Opala – O acabamento do Torino também era um primor. Os bancos de couro (legítimo, claro!) combinavam com a cor externa do carro, o painel de madeira e couro era um charme e tinha uma linda separação entre os bancos da frente com uma espécie de gabinete que fazia as vezes de porta-luvas onde se encaixava também a alavanca do câmbio, curta, ultramoderna. Até hoje meu tio lembra do lindo volante do “Toro”, com seus raios metálicos e aro de madeira. Apesar de ser cupê, era bem confortável. Além dos carros do meu tio andei muito no do meu pai e nem minha mãe nem eu nos lembramos de algum outro problema exceto uma vez que quebrou a embreagem na estrada, ainda do lado do Brasil, quando ele ia com um amigo para Buenos Aires. A solução foi seguir sem usar o pedal e fazer o conserto já em terras portenhas.

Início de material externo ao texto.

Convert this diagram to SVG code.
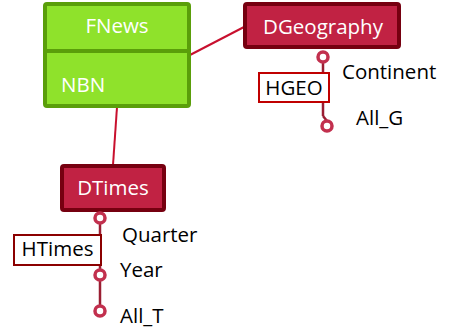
<svg xmlns="http://www.w3.org/2000/svg" width="452" height="332" viewBox="0 0 452 332">
<style>
text{font-family:"Open Sans","Liberation Sans",sans-serif;font-size:20.5px}
.w{fill:#ffffff}
.k{fill:#000000}
.fact{fill:#8FE22B;stroke:#5A9E0A;stroke-width:4}
.dim{fill:#C12243;stroke:#760010;stroke-width:4}
.conn{stroke:#C8102E;stroke-width:2;fill:none}
.hl{stroke:#9A1E32;stroke-width:2.5;fill:none}
.lv{fill:#ffffff;stroke:#C2304E;stroke-width:3.5}
</style>
<rect width="452" height="332" fill="#ffffff"/>
<g id="connectors">
<line class="conn" x1="190" y1="55" x2="244" y2="27"/>
<line class="conn" x1="117" y1="107" x2="113" y2="165"/>
</g>
<g id="FNews">
<rect class="fact" x="45" y="4" width="144" height="102" rx="2"/>
<line x1="45" y1="51" x2="189" y2="51" stroke="#5A9E0A" stroke-width="4"/>
<text class="w" x="117" y="33" text-anchor="middle">FNews</text>
<text class="w" x="61" y="92">NBN</text>
</g>
<g id="DGeography">
<rect class="dim" x="245" y="4" width="154" height="43" rx="2"/>
<text class="w" x="323" y="34" text-anchor="middle">DGeography</text>
</g>
<g id="HGEO">
<line class="hl" x1="323" y1="62" x2="323" y2="116"/>
<line class="hl" x1="323" y1="116" x2="327" y2="121"/>
<rect x="259" y="73" width="70" height="29" fill="#ffffff" stroke="#C00000" stroke-width="2"/>
<text class="k" x="294" y="95" text-anchor="middle">HGEO</text>
<circle class="lv" cx="323" cy="57" r="5"/>
<circle class="lv" cx="327" cy="126" r="5"/>
<text class="k" x="342" y="79">Continent</text>
<text class="k" x="356" y="125">All_G</text>
</g>
<g id="DTimes">
<rect class="dim" x="62" y="166" width="102" height="44" rx="2"/>
<text class="w" x="113" y="195" text-anchor="middle">DTimes</text>
</g>
<g id="HTimes">
<line class="hl" x1="100" y1="223" x2="100" y2="306"/>
<rect x="14" y="235" width="87" height="30" fill="#ffffff" stroke="#8B0000" stroke-width="2"/>
<text class="k" x="57.5" y="256" text-anchor="middle">HTimes</text>
<circle class="lv" cx="100" cy="218" r="5"/>
<circle class="lv" cx="100" cy="275" r="5"/>
<circle class="lv" cx="100" cy="311" r="5"/>
<text class="k" x="122" y="242">Quarter</text>
<text class="k" x="120" y="277">Year</text>
<text class="k" x="120" y="323">All_T</text>
</g>
</svg>
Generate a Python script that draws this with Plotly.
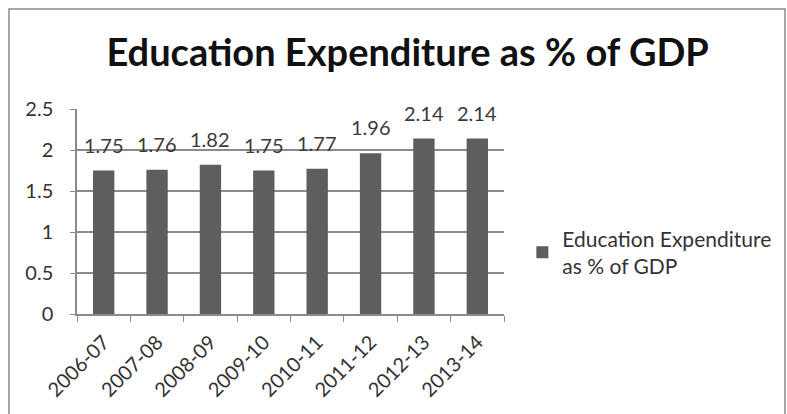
import plotly.graph_objects as go

# Education spending as a share of GDP, by fiscal year
years = ["2006-07", "2007-08", "2008-09", "2009-10", "2010-11", "2011-12", "2012-13", "2013-14"]
share_gdp = [1.75, 1.76, 1.82, 1.75, 1.77, 1.96, 2.14, 2.14]
series_name = "Education Expenditure<br>as % of GDP"
y_ticks = [0, 0.5, 1, 1.5, 2, 2.5]
y_tick_text = ["0", "0.5", "1", "1.5", "2", "2.5"]

FONT = "Lato, 'Open Sans', sans-serif"
GRID = "#8a8a8a"
BAR = "#5e5e5e"
TEXT = "#333333"

fig = go.Figure()
fig.add_trace(go.Bar(
    x=years,
    y=share_gdp,
    name=series_name,
    marker=dict(color=BAR, line=dict(width=0)),
    width=0.4,
    showlegend=True,
))

# Value labels sitting above each bar
for yr, v in zip(years, share_gdp):
    fig.add_annotation(
        x=yr, y=v, xref="x", yref="y",
        text=f"{v:.2f}",
        showarrow=False,
        yanchor="bottom",
        yshift=12,
        font=dict(family=FONT, size=20, color="#3a3a3a"),
    )

fig.update_layout(
    width=787,
    height=414,
    margin=dict(l=77, r=283, t=109, b=100, autoexpand=False),
    paper_bgcolor="white",
    plot_bgcolor="white",
    font=dict(family=FONT, color=TEXT),
    title=dict(
        text="<b>Education Expenditure as % of GDP</b>",
        font=dict(family=FONT, size=38, color="#111111"),
        x=0.518, xref="container", xanchor="center",
        y=0.872, yref="container", yanchor="middle",
    ),
    legend=dict(
        x=1.043, xanchor="left",
        y=0.30, yanchor="middle",
        font=dict(family=FONT, size=21, color=TEXT),
        itemwidth=30,
        bgcolor="rgba(0,0,0,0)",
    ),
    showlegend=True,
)

fig.update_xaxes(
    type="category",
    automargin=False,
    tickson="boundaries",
    ticks="outside",
    ticklen=6,
    tickcolor=GRID,
    tickangle=-45,
    ticklabelstandoff=7,
    tickfont=dict(family=FONT, size=20, color=TEXT),
    showline=True,
    linecolor=GRID,
    linewidth=1.5,
    showgrid=False,
)

fig.update_yaxes(
    range=[0, 2.5],
    automargin=False,
    tickvals=y_ticks,
    ticktext=y_tick_text,
    ticks="outside",
    ticklen=5,
    tickcolor=GRID,
    ticklabelstandoff=13,
    tickfont=dict(family=FONT, size=20, color=TEXT),
    showline=True,
    linecolor=GRID,
    linewidth=1.5,
    showgrid=True,
    gridcolor=GRID,
    gridwidth=1.5,
    zeroline=False,
)

# Chart frame
fig.add_shape(
    type="rect", xref="paper", yref="paper",
    x0=-68 / 427, x1=1 + 281 / 427,
    y0=-0.6, y1=1 + 100 / 205,
    line=dict(color="#8a8a8a", width=1.5),
    fillcolor="rgba(0,0,0,0)",
    layer="below",
)

fig.write_html("out.html")
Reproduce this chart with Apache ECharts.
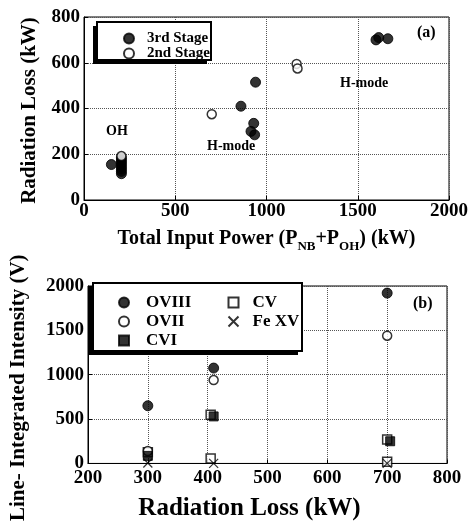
<!DOCTYPE html>
<html>
<head>
<meta charset="utf-8">
<script src="https://cdn.jsdelivr.net/npm/echarts@6/dist/echarts.min.js"></script>
<style>
  html, body { margin: 0; padding: 0; background: #fff; }
  #chart { width: 474px; height: 524px; }
</style>
</head>
<body>
<div id="chart"></div>
<script>
// panel (a): radiation loss vs total input power
const stage3 = [
  [150, 155], [205, 115], [205, 125], [205, 135], [205, 145], [205, 155],
  [205, 165], [205, 175], [205, 185],
  [860, 410], [940, 515], [930, 335], [915, 300], [935, 285],
  [1600, 700], [1615, 710], [1665, 705],
]
const stage2 = [[205, 192], [700, 375], [1165, 595], [1170, 575]]

// panel (b): line-integrated intensity vs radiation loss
const ovIII = [[300, 650], [410, 1075], [700, 1920]]
const ovII = [[300, 140], [410, 940], [700, 1440]]
const cvI = [[300, 85], [410, 530], [705, 250]]
const cv = [[300, 125], [405, 550], [405, 55], [700, 270], [700, 20]]
const feXV = [[300, 5], [410, 0], [700, 0]]

const font = 'Liberation Serif'
const tick = { fontFamily: font, fontWeight: 'bold', fontSize: 19, color: '#000', formatter: (v) => String(v) }
const split = { show: true, lineStyle: { color: '#555', type: 'dotted', width: 1 } }
const line = { lineStyle: { color: '#000', width: 1 } }

function axisX(gridIndex, min, max, interval, name, nameGap, nameSize, pad, margin) {
  return {
    type: 'value', gridIndex, min, max, interval,
    name, nameLocation: 'middle', nameGap,
    nameTextStyle: {
      fontFamily: font, fontWeight: 'bold', fontSize: nameSize, color: '#000', padding: pad,
      rich: { sub: { fontFamily: font, fontWeight: 'bold', fontSize: 13, color: '#000', verticalAlign: 'bottom', padding: [16, 0, 0, 0] } },
    },
    axisLine: line, axisTick: { inside: true, length: 4, lineStyle: { color: '#000' } },
    axisLabel: Object.assign({ margin }, tick), splitLine: split,
  }
}
function axisY(gridIndex, min, max, interval, name, nameGap, nameSize, pad) {
  return {
    type: 'value', gridIndex, min, max, interval,
    name, nameLocation: 'middle', nameGap,
    nameTextStyle: { fontFamily: font, fontWeight: 'bold', fontSize: nameSize, color: '#000', padding: pad },
    axisLine: line, axisTick: { inside: true, length: 4, lineStyle: { color: '#000' } },
    axisLabel: Object.assign({ margin: 4 }, tick), splitLine: split,
  }
}

function box(x, y, w, h) {
  return [
    { type: 'rect', shape: { x: x - 4, y: y + 4, width: w, height: h }, style: { fill: '#000' }, z: 5 },
    { type: 'rect', shape: { x, y, width: w, height: h }, style: { fill: '#fff', stroke: '#000', lineWidth: 2 }, z: 5 },
  ]
}
function label(text, left, top, size) {
  return { type: 'text', left, top, style: { text, font: 'bold ' + size + 'px ' + font, fill: '#000' }, z: 6 }
}

const filled = { color: '#000', borderColor: '#000', borderWidth: 1 }
const hollow = { color: '#fff', borderColor: '#000', borderWidth: 1.5 }
const legendText = { fontFamily: font, fontWeight: 'bold', fontSize: 15, color: '#000' }

const option = {
  animation: false,
  backgroundColor: '#fff',
  grid: [
    { left: 84, right: 25, top: 17, height: 183, show: true, borderColor: '#000', borderWidth: 1 },
    { left: 82, right: 27, top: 286, height: 184, show: true, borderColor: '#000', borderWidth: 1 },
  ],
  xAxis: [
    axisX(0, 0, 2000, 500, 'Total Input Power (P{sub|NB}+P{sub|OH}) (kW)', 24, 20, [0, 0, 0, 0], 2),
    axisX(1, 200, 800, 100, 'Radiation Loss (kW)', 33, 25, [0, 36, 0, 0], 5),
  ],
  yAxis: [
    axisY(0, 0, 800, 200, 'Radiation Loss (kW)', 44, 21, [0, 4, 0, 0]),
    axisY(1, 0, 2000, 500, 'Line- Integrated Intensity (V)', 59, 21, [0, 26, 0, 0]),
  ],
  graphic: [
    ...box(97, 22, 114, 38),
    ...box(93, 283, 209, 68),
    label('(a)', 417, 25, 16),
    label('H-mode', 340, 76, 14),
    label('H-mode', 207, 139, 14),
    label('OH', 106, 124, 14),
    label('(b)', 413, 296, 16),
  ],
  legend: [
    { data: ['3rd Stage', '2nd Stage'], orient: 'vertical', left: 118, top: 26, itemGap: 0, itemWidth: 10, itemHeight: 10, textStyle: Object.assign({}, legendText, { lineHeight: 15, padding: [0, 0, 0, 8] }), z: 10 },
    { data: ['OVIII', 'OVII', 'CVI'], orient: 'vertical', left: 113, top: 288, itemGap: 0, itemWidth: 10, itemHeight: 10, textStyle: Object.assign({}, legendText, { fontSize: 17, lineHeight: 19, padding: [0, 0, 0, 12] }), z: 10 },
    { data: ['CV', 'Fe XV'], orient: 'vertical', left: 221, top: 288, itemGap: 0, itemWidth: 10, itemHeight: 10, textStyle: Object.assign({}, legendText, { fontSize: 17, lineHeight: 19, padding: [0, 0, 0, 9] }), z: 10 },
  ],
  series: [
    { name: '3rd Stage', type: 'scatter', xAxisIndex: 0, yAxisIndex: 0, data: stage3, symbol: 'circle', symbolSize: 10, itemStyle: filled },
    { name: '2nd Stage', type: 'scatter', xAxisIndex: 0, yAxisIndex: 0, data: stage2, symbol: 'circle', symbolSize: 9, itemStyle: hollow },
    { name: 'CV', type: 'scatter', xAxisIndex: 1, yAxisIndex: 1, data: cv, symbol: 'rect', symbolSize: 9, itemStyle: hollow },
    { name: 'OVII', type: 'scatter', xAxisIndex: 1, yAxisIndex: 1, data: ovII, symbol: 'circle', symbolSize: 9, itemStyle: hollow },
    { name: 'OVIII', type: 'scatter', xAxisIndex: 1, yAxisIndex: 1, data: ovIII, symbol: 'circle', symbolSize: 10, itemStyle: filled },
    { name: 'CVI', type: 'scatter', xAxisIndex: 1, yAxisIndex: 1, data: cvI, symbol: 'rect', symbolSize: 9, itemStyle: filled },
    { name: 'Fe XV', type: 'scatter', xAxisIndex: 1, yAxisIndex: 1, data: feXV, symbol: 'path://M0,0L10,10M10,0L0,10', symbolSize: 9, itemStyle: { color: 'none', borderColor: '#000', borderWidth: 1.2 } },
  ],
}

const chart = echarts.init(document.getElementById('chart'))
chart.setOption(option)
window.addEventListener('resize', () => chart.resize())
</script>
</body>
</html>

O “Toro” do meu pai fazia o maior sucesso na rota São Paulo–Rio Claro por onde andávamos muito. Isso quando parava no posto de gasolina, porque na estrada ninguém nos via direito, pois era como um clarão, zumbindo e ultrapassando Mavericks e Opalas, para desespero dos motoristas daqueles que eram considerados o “must” da época. Uma vez, o dono de um Opala pediu para meu pai abrir o capô do carro quando estávamos num posto de gasolina fazendo um lanche. Ele queria conferir como era o carro que o havia deixado para trás com tanta facilidade alguns quilômetros antes. Depois de uma cuidadosa olhada naquele motor lindo, disse algo assim como “OK, tá explicado” e foi embora resignado.
Mudando de assunto: Pode-se discutir se locutor esportivo tem de dar emoção à narração ou não, mas assassinar o idioma não tem desculpa. Por que a insistência em dizer que um piloto de Fórmula 1 vai ao “limite extremo”? Se é limite, tem de ser extremo, senão não é limite — é meio, três quartos, dois oitavos, sei lá, mas o limite só pode estar no extremo.